После этого Нитце стал вытаскивать из карманов отпечатанные на машинке бумаги. Сначала он читал мне их. Но на слух первая бумага воспринималась плохо. Поэтому он дал мне ее в руки. Я особенно не стал вникать в нее, так как там излагалась философия возможного решения вопроса, причем повторялись основные принципы американской позиции. Дискуссия о принципах довела бы нас до Сен-Серга, не дав никакого результата. Меня интересовали не принципы, а набор сокращаемых вооружений и размеры сокращений. Наконец, Нитце вытащил бумагу, в которой говорилось о деле. Это были элементы заявления о намерениях, которое могло бы быть подготовлено под встречу на высшем уровне.
Предложения Нитце не раз публиковались, так что чрезмерные подробности вряд ли кому-либо сейчас будут интересны. Суть дела состояла в том, что СССР и США должны были иметь в Европе по 75 пусковых установок ракет средней дальности. Мы могли иметь 75 ПУ «Пионер» (каждая ракета с 3 головками), а они 75 ПУ крылатых ракет BGM 109G (каждая установка по 4 ракеты с моноблочньм зарядом). Определялись также потолки для авиации — по 150 единиц. От нас в зачет шли самолеты Ту-16, Ту-22 и Ту-22М, от них — ядерные носители FB-111 и F-l 11. Все ракеты в диапазоне от 500 км и до средней дальности должны были замораживаться и не оснащаться разделяющимися головными частями. От нас в зачет входили ракеты СС-12/22, от них — «Першинг-1», находящиеся на вооружении как армии США, так и бундесвера. Нашу ракету СС-23, то есть «Оку», значившуюся в бумаге Нитце, мне удалось вычеркнуть. Восточнее Урала мы могли сохранить развернутое там количество ракет «Пионер» — примерно 90 единиц. Вооружения Англии и Франции не должны были учитываться. Нитце сказал, что, как бывший министр ВМС, он не может также предложить сокращений американской палубной авиации.

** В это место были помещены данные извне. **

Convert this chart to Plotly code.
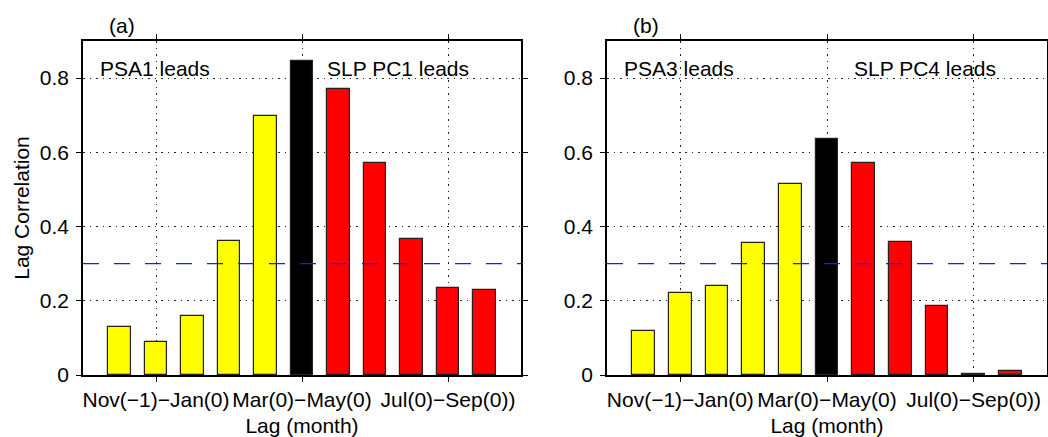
import plotly.graph_objects as go

lags = [-5, -4, -3, -2, -1, 0, 1, 2, 3, 4, 5]
corr_a = [0.130, 0.088, 0.158, 0.362, 0.698, 0.846, 0.772, 0.570, 0.366, 0.235, 0.229]
corr_b = [0.119, 0.222, 0.241, 0.355, 0.515, 0.637, 0.571, 0.359, 0.185, 0.002, 0.010]
tick_vals = [-4, 0, 4]
tick_text = ["Nov(\u22121)\u2212Jan(0)", "Mar(0)\u2212May(0)", "Jul(0)\u2212Sep(0))"]
y_ticks = [0, 0.2, 0.4, 0.6, 0.8]
y_tick_text = ["0", "0.2", "0.4", "0.6", "0.8"]
sig_level = 0.3
panel_titles = ["(a)", "(b)"]
lead_left = ["PSA1 leads", "PSA3 leads"]
lead_right = ["SLP PC1 leads", "SLP PC4 leads"]

def bar_color(l):
    if l < 0:
        return "#FFFF00"
    if l == 0:
        return "#000000"
    return "#FF0000"

colors = [bar_color(l) for l in lags]
FONT = "Liberation Sans, Arial, Helvetica, sans-serif"
FS = 21

fig = go.Figure()
for i, vals in enumerate([corr_a, corr_b]):
    xa = "x" if i == 0 else "x2"
    ya = "y" if i == 0 else "y2"
    fig.add_trace(go.Bar(
        x=lags, y=vals, xaxis=xa, yaxis=ya, width=0.62,
        marker=dict(color=colors, line=dict(color="#222222", width=1.2)),
        showlegend=False, hoverinfo="skip",
    ))
    fig.add_trace(go.Scatter(
        x=[-6, 6], y=[sig_level, sig_level], xaxis=xa, yaxis=ya, mode="lines",
        line=dict(color="#1a1aff", width=1.2, dash="16px,15px"), showlegend=False,
        hoverinfo="skip",
    ))

axis_common = dict(
    showline=True, linecolor="black", linewidth=1.5, mirror="ticks",
    ticks="outside", ticklen=5, tickcolor="black", automargin=False,
    showgrid=True, gridcolor="#222222", gridwidth=1, griddash="1.5px,5px",
    zeroline=False, tickfont=dict(family=FONT, size=FS, color="black"),
)

fig.update_layout(
    width=1048, height=437,
    margin=dict(l=0, r=0, t=0, b=0),
    plot_bgcolor="white", paper_bgcolor="white",
    font=dict(family=FONT, size=FS, color="black"),
    bargap=0,
    xaxis=dict(domain=[83/1048, 521/1048], range=[-6, 6], tickvals=tick_vals, ticktext=tick_text,
               title=dict(text="Lag (month)", standoff=9, font=dict(size=FS)), anchor="y", **axis_common),
    xaxis2=dict(domain=[607/1048, 1047/1048], range=[-6, 6], tickvals=tick_vals, ticktext=tick_text,
                title=dict(text="Lag (month)", standoff=9, font=dict(size=FS)), anchor="y2", **axis_common),
    yaxis=dict(domain=[62/437, 396/437], range=[0, 0.9], tickvals=y_ticks, ticktext=y_tick_text,
               ticklabelstandoff=3,
               title=dict(text="Lag Correlation", standoff=4, font=dict(size=FS)), anchor="x", **axis_common),
    yaxis2=dict(domain=[62/437, 396/437], range=[0, 0.9], tickvals=y_ticks, ticktext=y_tick_text,
                ticklabelstandoff=3, anchor="x2", **axis_common),
)

for i in range(2):
    xr = "x" if i == 0 else "x2"
    yr = "y" if i == 0 else "y2"
    fig.add_annotation(text=lead_left[i], x=-5.59, y=0.827, xref=xr, yref=yr,
                       xanchor="left", yanchor="middle", showarrow=False, font=dict(size=FS))
    fig.add_annotation(text=lead_right[i], x=0.62 if i == 0 else 0.67, y=0.827, xref=xr, yref=yr,
                       xanchor="left", yanchor="middle", showarrow=False, font=dict(size=FS))
    fig.add_annotation(text=panel_titles[i], x=(107 if i == 0 else 631)/1048, y=(437-25)/437,
                       xref="paper", yref="paper", xanchor="left", yanchor="middle",
                       showarrow=False, font=dict(size=FS))

fig.write_html("out.html", config={"displayModeBar": False},
               post_script="document.body.style.margin='0';document.body.style.padding='0';")
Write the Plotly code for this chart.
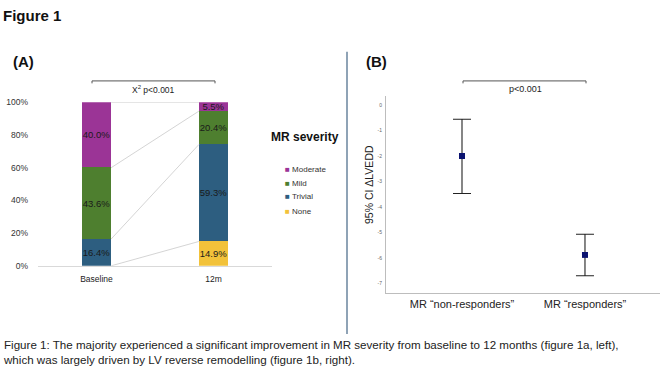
import plotly.graph_objects as go
import numpy as np

W, H = 661, 374

# ---- Data panel A ----
timepoints = ["Baseline", "12m"]
severity = ["None", "Trivial", "Mild", "Moderate"]
pct_none = [0.0, 14.9]
pct_trivial = [16.4, 59.3]
pct_mild = [43.6, 20.4]
pct_moderate = [40.0, 5.5]
sev_colors = {"None": "#F2C23A", "Trivial": "#2D5E80", "Mild": "#4E7F2F", "Moderate": "#9B3496"}

# ---- Data panel B ----
groups = ["MR \u201cnon-responders\u201d", "MR \u201cresponders\u201d"]
mean_dlvedd = [-2.0, -5.88]
ci_upper = [-0.55, -5.07]
ci_lower = [-3.47, -6.7]
yticks_b = [0, -1, -2, -3, -4, -5, -6, -7]


def px(x):
    return x / W


def py(y):
    return 1 - y / H


FONT = "Liberation Sans, Arial, sans-serif"
fig = go.Figure()

series = [pct_none, pct_trivial, pct_mild, pct_moderate]
xa = list(range(len(timepoints)))
for name, vals in zip(severity, series):
    xs = [x for x, v in zip(xa, vals) if v > 0]
    ys = [v for v in vals if v > 0]
    fig.add_trace(go.Bar(
        x=xs, y=ys, name=name, width=0.25,
        marker=dict(color=sev_colors[name], line=dict(width=0)),
        texttemplate="%{y:.1f}%",
        textposition="inside", insidetextanchor="middle", textangle=0,
        textfont=dict(size=9.5, color="#1a1a1a", family=FONT),
        xaxis="x", yaxis="y", showlegend=False, hoverinfo="skip",
    ))

# series lines connecting the tops of each stacked segment
cum = np.cumsum(np.array(series), axis=0)
bw = 0.125
for row in cum:
    fig.add_trace(go.Scatter(
        x=[xa[0] + bw, xa[1] - bw], y=[row[0], min(row[1], 100)],
        mode="lines", line=dict(color="#C9C9C9", width=0.8),
        xaxis="x", yaxis="y", showlegend=False, hoverinfo="skip",
    ))

# Panel B
xb = list(range(len(groups)))
fig.add_trace(go.Scatter(
    x=xb, y=mean_dlvedd, mode="markers",
    marker=dict(symbol="square", size=6, color="#0B1370"),
    error_y=dict(type="data", symmetric=False,
                 array=[u - m for u, m in zip(ci_upper, mean_dlvedd)],
                 arrayminus=[m - l for m, l in zip(mean_dlvedd, ci_lower)],
                 color="#222222", thickness=1.1, width=9),
    xaxis="x2", yaxis="y2", showlegend=False, hoverinfo="skip",
))

fig.update_layout(
    width=W, height=H, margin=dict(l=0, r=0, t=0, b=0),
    paper_bgcolor="white", plot_bgcolor="white",
    barmode="stack", bargap=0,
    uniformtext=dict(mode="show", minsize=9.5),
    font=dict(family=FONT, color="#222222"),
    xaxis=dict(domain=[px(38), px(272)], range=[-0.5, 1.5],
               tickvals=xa, ticktext=timepoints,
               tickfont=dict(size=8.5, color="#222"),
               showgrid=False, zeroline=False, showline=True,
               linecolor="#D9D9D9", linewidth=1, ticks="",
               ticklabelstandoff=5),
    yaxis=dict(domain=[py(268), py(100)], range=[0, 100],
               tickvals=[0, 20, 40, 60, 80, 100],
               ticktext=["0%", "20%", "40%", "60%", "80%", "100%"],
               tickfont=dict(size=8.5, color="#333"),
               showgrid=False, zeroline=False, showline=False, ticks="",
               ticklabelstandoff=9),
    xaxis2=dict(domain=[px(386), px(660)], range=[-0.618, 1.61],
                tickvals=xb, ticktext=groups,
                tickfont=dict(size=11, color="#222"),
                showgrid=False, zeroline=False, showline=True,
                linecolor="#BDBDBD", linewidth=1, ticks="", anchor="y2",
                ticklabelstandoff=1),
    yaxis2=dict(domain=[py(296), py(93)], range=[-7.38, 0.38],
                tickvals=yticks_b, ticktext=[str(t) for t in yticks_b],
                tickfont=dict(size=5, color="#666"),
                showgrid=False, zeroline=False, showline=True,
                linecolor="#BDBDBD", linewidth=1, ticks="", anchor="x2",
                ticklabelstandoff=2),
)

ann = []
ann.append(dict(text="<b>Figure 1</b>", x=px(1), y=py(11), xanchor="left", yanchor="middle",
                font=dict(size=15, color="#111")))
ann.append(dict(text="<b>(A)</b>", x=px(11), y=py(58), xanchor="left", yanchor="middle",
                font=dict(size=15, color="#111")))
ann.append(dict(text="<b>(B)</b>", x=px(364), y=py(58), xanchor="left", yanchor="middle",
                font=dict(size=15, color="#111")))
ann.append(dict(text="X<sup>2</sup> p<0.001", x=px(153), y=py(87), xanchor="center", yanchor="middle",
                font=dict(size=8.5, color="#222")))
ann.append(dict(text="p<0.001", x=px(525), y=py(86), xanchor="center", yanchor="middle",
                font=dict(size=9, color="#222")))
ann.append(dict(text="<b>MR severity</b>", x=px(305), y=py(136), xanchor="center", yanchor="middle",
                font=dict(size=12, color="#111")))
leg_y = [169, 183, 197, 212]
for name, yy in zip(severity[::-1], leg_y):
    ann.append(dict(text=f"<span style='color:{sev_colors[name]}'>\u25a0</span> {name}",
                    x=px(283), y=py(yy), xanchor="left", yanchor="middle",
                    font=dict(size=8, color="#333")))
ann.append(dict(text="95% CI \u0394LVEDD", x=px(369), y=py(185), xanchor="center", yanchor="middle",
                textangle=-90, font=dict(size=10.5, color="#222")))
ann.append(dict(text="Figure 1: The majority experienced a significant improvement in MR severity from baseline to 12 months (figure 1a, left),<br>which was largely driven by LV reverse remodelling (figure 1b, right).",
                x=px(1), y=py(357), xanchor="left", yanchor="middle", align="left",
                font=dict(size=11.6, color="#222")))
for a in ann:
    a.update(xref="paper", yref="paper", showarrow=False)
fig.update_layout(annotations=ann)


def bracket(x0, x1, y, d=2.5):
    return dict(type="path", xref="paper", yref="paper",
                path=f"M {px(x0)},{py(y + d)} L {px(x0)},{py(y)} L {px(x1)},{py(y)} L {px(x1)},{py(y + d)}",
                line=dict(color="#555", width=1))


shapes = [bracket(92, 215, 78), bracket(463, 586, 78),
          dict(type="line", xref="paper", yref="paper", x0=px(347), x1=px(347), y0=py(48), y1=py(338),
               line=dict(color="#8FA3B6", width=2))]
fig.update_layout(shapes=shapes)

fig.write_html("out.html")
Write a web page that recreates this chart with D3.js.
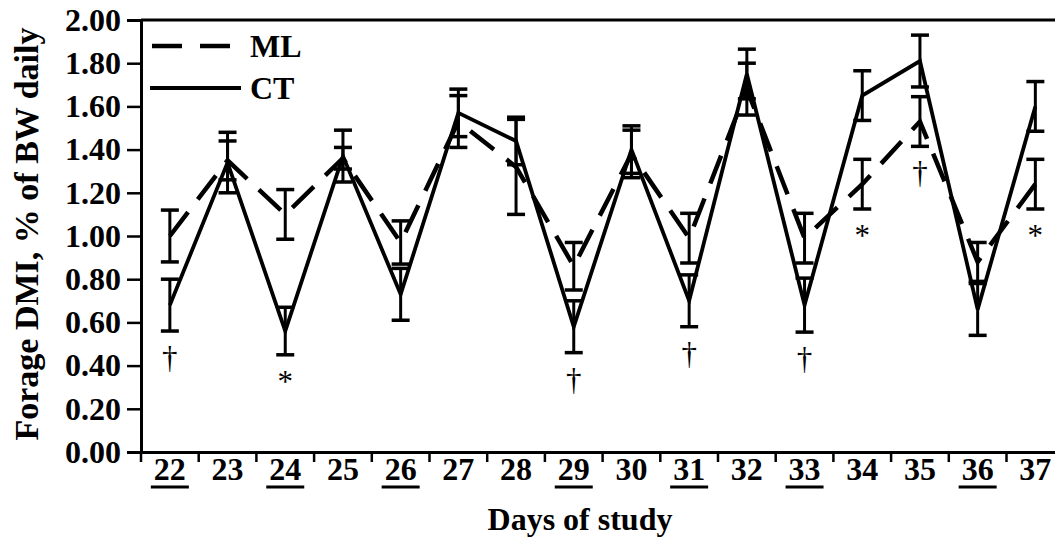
<!DOCTYPE html>
<html lang="en">
<head>
  <meta charset="UTF-8">
  <title>Forage DMI by day of study</title>
  <style>
    body {
      margin: 0;
      padding: 0;
      background: #fff;
    }
  </style>
</head>
<body>
  <svg id="chart" width="1055" height="539"></svg>

  <script src="https://d3js.org/d3.v7.min.js"></script>
  <script>
    // Days of study (x categories); underlined days are marked in the figure
    const days = [22, 23, 24, 25, 26, 27, 28, 29, 30, 31, 32, 33, 34, 35, 36, 37];
    const underlinedDays = [22, 24, 26, 29, 31, 33, 36];

    // CT (solid line) mean and SE
    const ctMean = [0.68, 1.34, 0.56, 1.37, 0.73, 1.57, 1.44, 0.58, 1.40, 0.70, 1.75, 0.68, 1.65, 1.81, 0.66, 1.60];
    const ctSE   = [0.12, 0.14, 0.11, 0.12, 0.12, 0.11, 0.11, 0.12, 0.11, 0.12, 0.115, 0.125, 0.115, 0.12, 0.12, 0.115];

    // ML (dashed line) mean and SE
    const mlMean = [1.00, 1.35, 1.10, 1.36, 0.97, 1.53, 1.32, 0.86, 1.38, 0.99, 1.68, 0.99, 1.24, 1.53, 0.88, 1.24];
    const mlSE   = [0.12, 0.09, 0.115, 0.05, 0.10, 0.12, 0.22, 0.11, 0.11, 0.115, 0.12, 0.115, 0.115, 0.115, 0.09, 0.115];

    // significance marks below the bars
    const sigDays  = [22, 24, 29, 31, 33, 34, 35, 37];
    const sigMarks = ["†", "*", "†", "†", "†", "*", "†", "*"];

    const yTicks = [0, 0.2, 0.4, 0.6, 0.8, 1.0, 1.2, 1.4, 1.6, 1.8, 2.0];

    const FONT = "'Liberation Serif', 'Times New Roman', serif";

    const svg = d3.select("#chart");
    const plotLeft = 141, plotTop = 20, plotBottom = 452;
    const bandW = 57.7;

    const x = d3.scaleBand()
      .domain(days)
      .range([plotLeft, plotLeft + bandW * days.length])
      .padding(0);

    const y = d3.scaleLinear()
      .domain([0, 2])
      .range([plotBottom, plotTop]);

    const cx = d => x(d) + x.bandwidth() / 2;

    // frame top line
    svg.append("line")
      .attr("x1", plotLeft).attr("x2", x.range()[1])
      .attr("y1", plotTop).attr("y2", plotTop)
      .attr("stroke", "#000").attr("stroke-width", 3);

    // y axis
    const yAxis = svg.append("g")
      .attr("transform", `translate(${plotLeft},0)`)
      .call(d3.axisLeft(y)
        .tickValues(yTicks)
        .tickFormat(d3.format(".2f"))
        .tickSize(14)
        .tickPadding(6));
    yAxis.attr("font-family", FONT).attr("font-size", 32);
    yAxis.select(".domain").attr("stroke-width", 3);
    yAxis.selectAll(".tick line").attr("stroke-width", 2.5);
    yAxis.selectAll("text")
      .style("font-family", FONT)
      .style("font-size", "32px")
      .style("font-weight", "bold");

    // x axis: labels at band centres, ticks at band edges
    const xAxis = svg.append("g")
      .attr("transform", `translate(0,${plotBottom})`)
      .call(d3.axisBottom(x).tickSize(0).tickPadding(5));
    xAxis.attr("font-family", FONT).attr("font-size", 32);
    xAxis.select(".domain").attr("stroke-width", 3);
    xAxis.selectAll("text")
      .style("font-family", FONT)
      .style("font-size", "32px")
      .style("font-weight", "bold");

    svg.append("g").selectAll("line")
      .data(days)
      .join("line")
      .attr("x1", d => x(d)).attr("x2", d => x(d))
      .attr("y1", plotBottom).attr("y2", plotBottom + 10)
      .attr("stroke", "#000").attr("stroke-width", 2.5);

    // underlines under the marked days
    svg.append("g").selectAll("line")
      .data(underlinedDays)
      .join("line")
      .attr("x1", d => cx(d) - 19).attr("x2", d => cx(d) + 19)
      .attr("y1", 487).attr("y2", 487)
      .attr("stroke", "#000").attr("stroke-width", 3);

    // axis titles
    svg.append("text")
      .attr("x", 580).attr("y", 530)
      .attr("text-anchor", "middle")
      .style("font-family", FONT)
      .style("font-size", "32px").style("font-weight", "bold")
      .text("Days of study");

    svg.append("text")
      .attr("transform", "translate(38,234) rotate(-90)")
      .attr("text-anchor", "middle")
      .style("font-family", FONT)
      .style("font-size", "34px").style("font-weight", "bold")
      .text("Forage DMI, % of BW daily");

    // error bars
    function errorBars(mean, se) {
      const g = svg.append("g").attr("stroke", "#000");
      days.forEach((d, i) => {
        const hi = y(mean[i] + se[i]), lo = y(mean[i] - se[i]);
        g.append("line")
          .attr("x1", cx(d)).attr("x2", cx(d))
          .attr("y1", hi).attr("y2", lo)
          .attr("stroke-width", 3);
        [hi, lo].forEach(v => {
          g.append("line")
            .attr("x1", cx(d) - 9).attr("x2", cx(d) + 9)
            .attr("y1", v).attr("y2", v)
            .attr("stroke-width", 3.5);
        });
      });
    }
    errorBars(mlMean, mlSE);
    errorBars(ctMean, ctSE);

    const line = d3.line().x(d => cx(d[0])).y(d => y(d[1]));

    svg.append("path")
      .datum(days.map((d, i) => [d, mlMean[i]]))
      .attr("d", line)
      .attr("fill", "none").attr("stroke", "#000")
      .attr("stroke-width", 4.5)
      .attr("stroke-dasharray", "30,16");

    svg.append("path")
      .datum(days.map((d, i) => [d, ctMean[i]]))
      .attr("d", line)
      .attr("fill", "none").attr("stroke", "#000")
      .attr("stroke-width", 3.8);

    // significance marks, placed under the lowest error bar of the day
    svg.append("g").selectAll("text")
      .data(sigDays)
      .join("text")
      .attr("x", d => cx(d))
      .attr("y", d => {
        const i = days.indexOf(d);
        const low = Math.min(ctMean[i] - ctSE[i], mlMean[i] - mlSE[i]);
        return y(low) + 37;
      })
      .attr("text-anchor", "middle")
      .style("font-family", FONT)
      .style("font-size", "31px")
      .text((d, i) => sigMarks[i]);

    // legend
    const legend = svg.append("g");
    legend.append("line")
      .attr("x1", 152).attr("x2", 230).attr("y1", 46).attr("y2", 46)
      .attr("stroke", "#000").attr("stroke-width", 4.5)
      .attr("stroke-dasharray", "30,18");
    legend.append("line")
      .attr("x1", 150).attr("x2", 241).attr("y1", 88).attr("y2", 88)
      .attr("stroke", "#000").attr("stroke-width", 3.8);
    legend.append("text")
      .attr("x", 250).attr("y", 57)
      .style("font-family", FONT)
      .style("font-size", "32px").style("font-weight", "bold")
      .text("ML");
    legend.append("text")
      .attr("x", 250).attr("y", 99)
      .style("font-family", FONT)
      .style("font-size", "32px").style("font-weight", "bold")
      .text("CT");
  </script>
</body>
</html>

Бумага у «деда» была сложная. Учить ее наизусть не имело смысла. Текст он мне давать не хотел. Поэтому мы присели на штабель бревен, и я начал записывать его предложения в свой блокнот, который до сих пор сохранился у меня. По ходу я спорил с отдельными пунктами и формулировками. Некоторые мои небольшие замечания Нитце принимал, другие, более существенные, отвергал. Этот момент он впоследствии использовал для того, чтобы утверждать, что получил мое согласие на свой документ.